▶ [Task details]:
Give the data again exactly as written, skipping any pictures.

▶ [Provided data]:
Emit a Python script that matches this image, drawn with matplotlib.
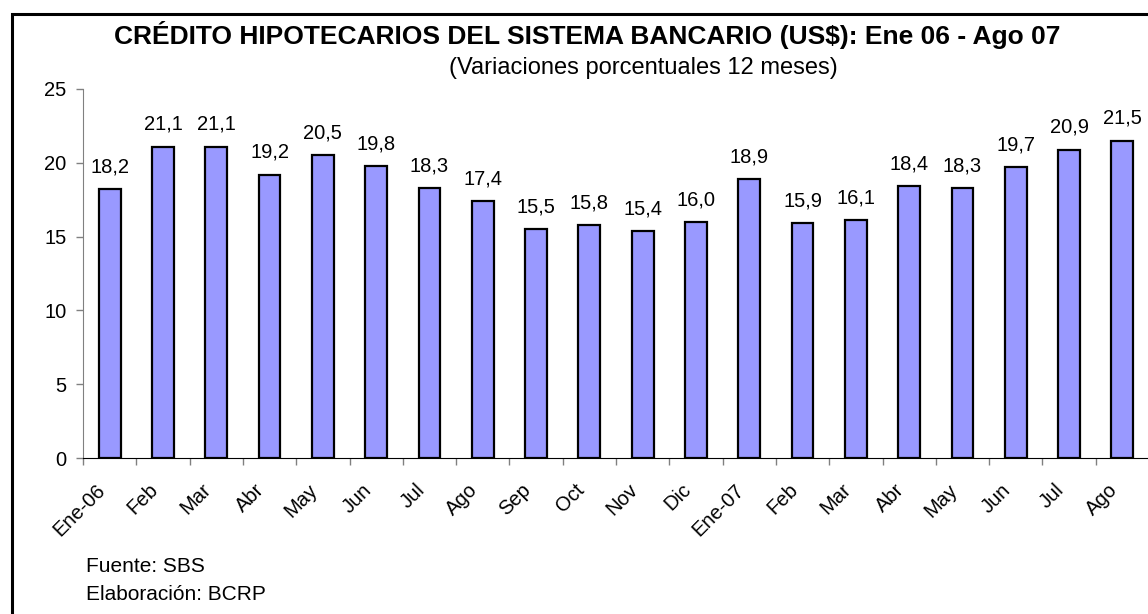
import numpy as np
from matplotlib import pyplot as plt
from matplotlib.patches import Rectangle
from matplotlib.transforms import ScaledTranslation

months = ["Ene-06", "Feb", "Mar", "Abr", "May", "Jun", "Jul", "Ago", "Sep", "Oct",
          "Nov", "Dic", "Ene-07", "Feb", "Mar", "Abr", "May", "Jun", "Jul", "Ago"]
growth = [18.2, 21.1, 21.1, 19.2, 20.5, 19.8, 18.3, 17.4, 15.5, 15.8,
          15.4, 16.0, 18.9, 15.9, 16.1, 18.4, 18.3, 19.7, 20.9, 21.5]
y_ticks = [0, 5, 10, 15, 20, 25]

plt.rcParams["font.family"] = ["Liberation Sans", "DejaVu Sans"]

W, H = 1148, 614
fig = plt.figure(figsize=(W / 100, H / 100), dpi=100)
ax = fig.add_axes([83 / W, (H - 458) / H, 1066 / W, 369 / H])

x = np.arange(len(months))
ax.bar(x, growth, width=0.41, color="#9999FF", edgecolor="black", linewidth=1.6, zorder=3)

for xi, v in zip(x, growth):
    ax.annotate(f"{v:.1f}".replace(".", ","), (xi, v), xytext=(0, 12), textcoords="offset points",
                ha="center", va="baseline", fontsize=14.5)

ax.set_xlim(-0.5, len(months) - 0.5)
ax.set_ylim(0, 25)
ax.set_yticks(y_ticks)
ax.tick_params(axis="y", direction="out", length=5, width=1, color="#808080", labelsize=14.5, pad=7)

# labels under bars, tick marks between categories
ax.set_xticks(x)
ax.set_xticklabels(months, rotation=45, ha="right", rotation_mode="anchor", fontsize=14.5)
ax.set_xticks(np.arange(len(months) + 1) - 0.5, minor=True)
ax.tick_params(axis="x", which="major", length=0, pad=16)
ax.tick_params(axis="x", which="minor", direction="out", length=5, width=1, color="#808080")
shift = ScaledTranslation(-10.5 / 72, 0, fig.dpi_scale_trans)
for lab in ax.get_xticklabels():
    lab.set_transform(lab.get_transform() + shift)

for side in ["top", "right"]:
    ax.spines[side].set_visible(False)
ax.spines["left"].set_color("#808080")
ax.spines["bottom"].set_color("black")

fig.text(587 / W, 1 - 44 / H, "CRÉDITO HIPOTECARIOS DEL SISTEMA BANCARIO (US$): Ene 06 - Ago 07",
         ha="center", va="baseline", fontsize=19, fontweight="bold")
fig.text(643 / W, 1 - 74 / H, "(Variaciones porcentuales 12 meses)",
         ha="center", va="baseline", fontsize=17)
fig.text(86 / W, 1 - 572 / H, "Fuente: SBS", ha="left", va="baseline", fontsize=15)
fig.text(86 / W, 1 - 600 / H, "Elaboración: BCRP", ha="left", va="baseline", fontsize=15)

fig.patches.append(Rectangle((11.5 / W, -0.05), 1.1, 1 - 13.5 / H + 0.05, transform=fig.transFigure,
                             fill=False, edgecolor="black", linewidth=2.2))

fig.savefig("out.png", dpi=100)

▶ [Output of the task]:
Emit a Python script that matches this image, drawn with matplotlib.
import numpy as np
from matplotlib import pyplot as plt
from matplotlib.patches import Rectangle
from matplotlib.transforms import ScaledTranslation

months = ["Ene-06", "Feb", "Mar", "Abr", "May", "Jun", "Jul", "Ago", "Sep", "Oct",
          "Nov", "Dic", "Ene-07", "Feb", "Mar", "Abr", "May", "Jun", "Jul", "Ago"]
growth = [18.2, 21.1, 21.1, 19.2, 20.5, 19.8, 18.3, 17.4, 15.5, 15.8,
          15.4, 16.0, 18.9, 15.9, 16.1, 18.4, 18.3, 19.7, 20.9, 21.5]
y_ticks = [0, 5, 10, 15, 20, 25]

plt.rcParams["font.family"] = ["Liberation Sans", "DejaVu Sans"]

W, H = 1148, 614
fig = plt.figure(figsize=(W / 100, H / 100), dpi=100)
ax = fig.add_axes([83 / W, (H - 458) / H, 1066 / W, 369 / H])

x = np.arange(len(months))
ax.bar(x, growth, width=0.41, color="#9999FF", edgecolor="black", linewidth=1.6, zorder=3)

for xi, v in zip(x, growth):
    ax.annotate(f"{v:.1f}".replace(".", ","), (xi, v), xytext=(0, 12), textcoords="offset points",
                ha="center", va="baseline", fontsize=14.5)

ax.set_xlim(-0.5, len(months) - 0.5)
ax.set_ylim(0, 25)
ax.set_yticks(y_ticks)
ax.tick_params(axis="y", direction="out", length=5, width=1, color="#808080", labelsize=14.5, pad=7)

# labels under bars, tick marks between categories
ax.set_xticks(x)
ax.set_xticklabels(months, rotation=45, ha="right", rotation_mode="anchor", fontsize=14.5)
ax.set_xticks(np.arange(len(months) + 1) - 0.5, minor=True)
ax.tick_params(axis="x", which="major", length=0, pad=16)
ax.tick_params(axis="x", which="minor", direction="out", length=5, width=1, color="#808080")
shift = ScaledTranslation(-10.5 / 72, 0, fig.dpi_scale_trans)
for lab in ax.get_xticklabels():
    lab.set_transform(lab.get_transform() + shift)

for side in ["top", "right"]:
    ax.spines[side].set_visible(False)
ax.spines["left"].set_color("#808080")
ax.spines["bottom"].set_color("black")

fig.text(587 / W, 1 - 44 / H, "CRÉDITO HIPOTECARIOS DEL SISTEMA BANCARIO (US$): Ene 06 - Ago 07",
         ha="center", va="baseline", fontsize=19, fontweight="bold")
fig.text(643 / W, 1 - 74 / H, "(Variaciones porcentuales 12 meses)",
         ha="center", va="baseline", fontsize=17)
fig.text(86 / W, 1 - 572 / H, "Fuente: SBS", ha="left", va="baseline", fontsize=15)
fig.text(86 / W, 1 - 600 / H, "Elaboración: BCRP", ha="left", va="baseline", fontsize=15)

fig.patches.append(Rectangle((11.5 / W, -0.05), 1.1, 1 - 13.5 / H + 0.05, transform=fig.transFigure,
                             fill=False, edgecolor="black", linewidth=2.2))

fig.savefig("out.png", dpi=100)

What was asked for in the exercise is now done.